--- SUPPLIED MATERIAL ---

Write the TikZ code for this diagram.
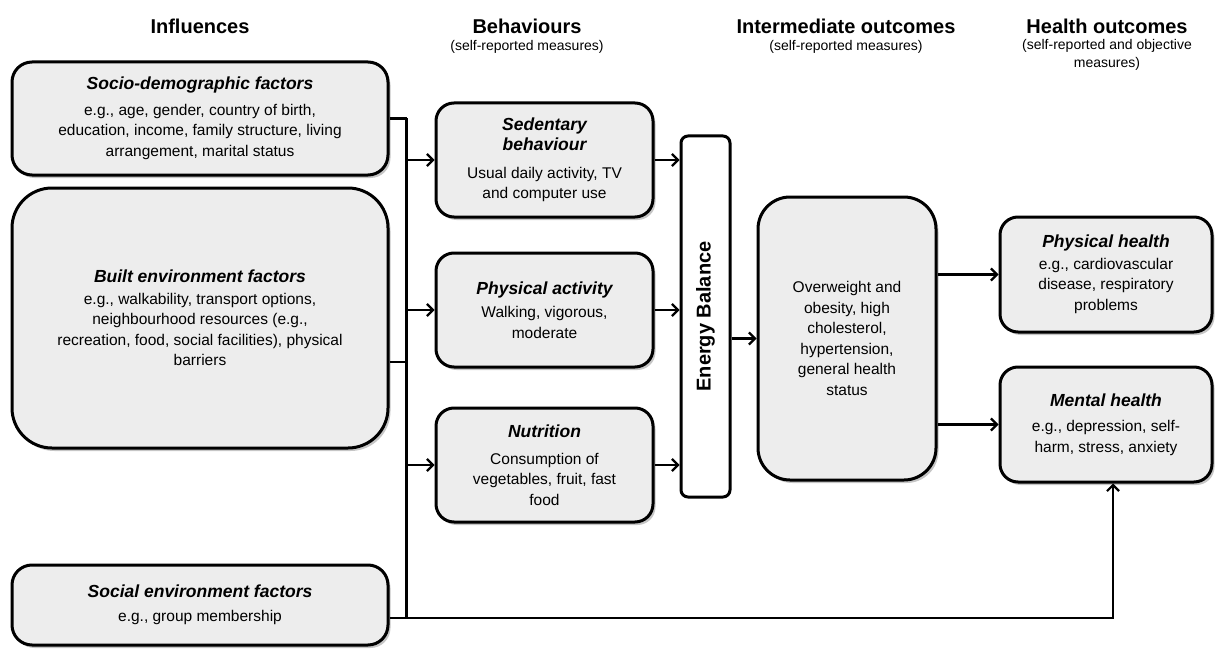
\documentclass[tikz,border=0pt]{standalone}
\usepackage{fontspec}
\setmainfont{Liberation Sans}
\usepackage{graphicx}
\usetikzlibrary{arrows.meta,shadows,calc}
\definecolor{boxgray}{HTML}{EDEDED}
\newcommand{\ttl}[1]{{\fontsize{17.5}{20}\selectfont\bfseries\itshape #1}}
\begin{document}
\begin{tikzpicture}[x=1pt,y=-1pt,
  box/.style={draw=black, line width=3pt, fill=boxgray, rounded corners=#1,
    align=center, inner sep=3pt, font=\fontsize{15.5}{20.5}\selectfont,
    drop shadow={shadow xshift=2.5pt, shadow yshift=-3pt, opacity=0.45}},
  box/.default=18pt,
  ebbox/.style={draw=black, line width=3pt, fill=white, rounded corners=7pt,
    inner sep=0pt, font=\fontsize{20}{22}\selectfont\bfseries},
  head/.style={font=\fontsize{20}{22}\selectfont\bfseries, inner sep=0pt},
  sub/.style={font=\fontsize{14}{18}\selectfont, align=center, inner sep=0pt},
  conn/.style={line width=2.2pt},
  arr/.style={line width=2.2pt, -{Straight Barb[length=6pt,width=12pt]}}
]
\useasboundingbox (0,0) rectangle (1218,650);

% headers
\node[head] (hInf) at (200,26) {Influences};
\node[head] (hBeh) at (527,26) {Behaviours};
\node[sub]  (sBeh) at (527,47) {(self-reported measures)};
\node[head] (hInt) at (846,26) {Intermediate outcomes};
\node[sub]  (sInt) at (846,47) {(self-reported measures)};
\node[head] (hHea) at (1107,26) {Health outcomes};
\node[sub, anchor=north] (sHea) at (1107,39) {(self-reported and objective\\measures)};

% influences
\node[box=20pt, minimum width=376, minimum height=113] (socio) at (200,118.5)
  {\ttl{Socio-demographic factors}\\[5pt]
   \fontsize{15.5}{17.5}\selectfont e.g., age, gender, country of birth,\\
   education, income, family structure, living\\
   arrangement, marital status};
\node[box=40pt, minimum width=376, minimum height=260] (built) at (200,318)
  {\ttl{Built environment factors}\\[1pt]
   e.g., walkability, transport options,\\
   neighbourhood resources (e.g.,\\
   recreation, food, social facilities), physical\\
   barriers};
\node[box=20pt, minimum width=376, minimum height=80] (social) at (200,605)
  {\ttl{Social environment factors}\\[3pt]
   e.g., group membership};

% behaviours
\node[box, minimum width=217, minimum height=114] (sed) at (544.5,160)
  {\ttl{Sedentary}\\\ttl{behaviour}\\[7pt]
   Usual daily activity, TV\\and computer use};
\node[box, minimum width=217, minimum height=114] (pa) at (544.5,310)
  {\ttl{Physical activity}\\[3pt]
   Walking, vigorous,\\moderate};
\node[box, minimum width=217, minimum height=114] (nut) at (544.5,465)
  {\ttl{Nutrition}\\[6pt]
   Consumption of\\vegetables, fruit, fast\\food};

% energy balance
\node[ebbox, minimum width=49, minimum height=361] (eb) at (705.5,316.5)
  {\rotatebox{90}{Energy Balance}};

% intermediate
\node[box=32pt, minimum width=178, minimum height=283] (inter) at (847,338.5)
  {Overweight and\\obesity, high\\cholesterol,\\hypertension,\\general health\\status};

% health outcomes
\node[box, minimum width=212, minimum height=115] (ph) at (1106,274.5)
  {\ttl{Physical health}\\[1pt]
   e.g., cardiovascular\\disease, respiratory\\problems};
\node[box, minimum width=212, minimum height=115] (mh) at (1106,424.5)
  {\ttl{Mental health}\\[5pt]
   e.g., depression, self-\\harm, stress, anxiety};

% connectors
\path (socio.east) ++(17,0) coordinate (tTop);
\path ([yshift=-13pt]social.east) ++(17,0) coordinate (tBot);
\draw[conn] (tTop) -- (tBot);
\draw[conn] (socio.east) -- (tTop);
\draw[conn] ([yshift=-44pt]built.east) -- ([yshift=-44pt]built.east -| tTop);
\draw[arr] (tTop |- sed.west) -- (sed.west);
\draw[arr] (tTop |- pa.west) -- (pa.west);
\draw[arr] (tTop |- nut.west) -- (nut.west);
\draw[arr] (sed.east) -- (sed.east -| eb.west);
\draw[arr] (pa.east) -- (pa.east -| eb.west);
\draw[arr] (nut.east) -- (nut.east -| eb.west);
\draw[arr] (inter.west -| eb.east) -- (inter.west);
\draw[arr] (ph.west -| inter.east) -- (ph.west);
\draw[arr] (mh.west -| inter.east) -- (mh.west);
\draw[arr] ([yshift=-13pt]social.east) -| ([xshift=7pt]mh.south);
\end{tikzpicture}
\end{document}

---

YOUR TASK: Copy exactly the lines running from the beginning of the listing through the line that has "anchor=north] (sHea) at". Drop the pictures.

TASK OUTPUT:
Write the TikZ code for this diagram.
\documentclass[tikz,border=0pt]{standalone}
\usepackage{fontspec}
\setmainfont{Liberation Sans}
\usepackage{graphicx}
\usetikzlibrary{arrows.meta,shadows,calc}
\definecolor{boxgray}{HTML}{EDEDED}
\newcommand{\ttl}[1]{{\fontsize{17.5}{20}\selectfont\bfseries\itshape #1}}
\begin{document}
\begin{tikzpicture}[x=1pt,y=-1pt,
  box/.style={draw=black, line width=3pt, fill=boxgray, rounded corners=#1,
    align=center, inner sep=3pt, font=\fontsize{15.5}{20.5}\selectfont,
    drop shadow={shadow xshift=2.5pt, shadow yshift=-3pt, opacity=0.45}},
  box/.default=18pt,
  ebbox/.style={draw=black, line width=3pt, fill=white, rounded corners=7pt,
    inner sep=0pt, font=\fontsize{20}{22}\selectfont\bfseries},
  head/.style={font=\fontsize{20}{22}\selectfont\bfseries, inner sep=0pt},
  sub/.style={font=\fontsize{14}{18}\selectfont, align=center, inner sep=0pt},
  conn/.style={line width=2.2pt},
  arr/.style={line width=2.2pt, -{Straight Barb[length=6pt,width=12pt]}}
]
\useasboundingbox (0,0) rectangle (1218,650);

% headers
\node[head] (hInf) at (200,26) {Influences};
\node[head] (hBeh) at (527,26) {Behaviours};
\node[sub]  (sBeh) at (527,47) {(self-reported measures)};
\node[head] (hInt) at (846,26) {Intermediate outcomes};
\node[sub]  (sInt) at (846,47) {(self-reported measures)};
\node[head] (hHea) at (1107,26) {Health outcomes};
\node[sub, anchor=north] (sHea) at (1107,39) {(self-reported and objective\\measures)};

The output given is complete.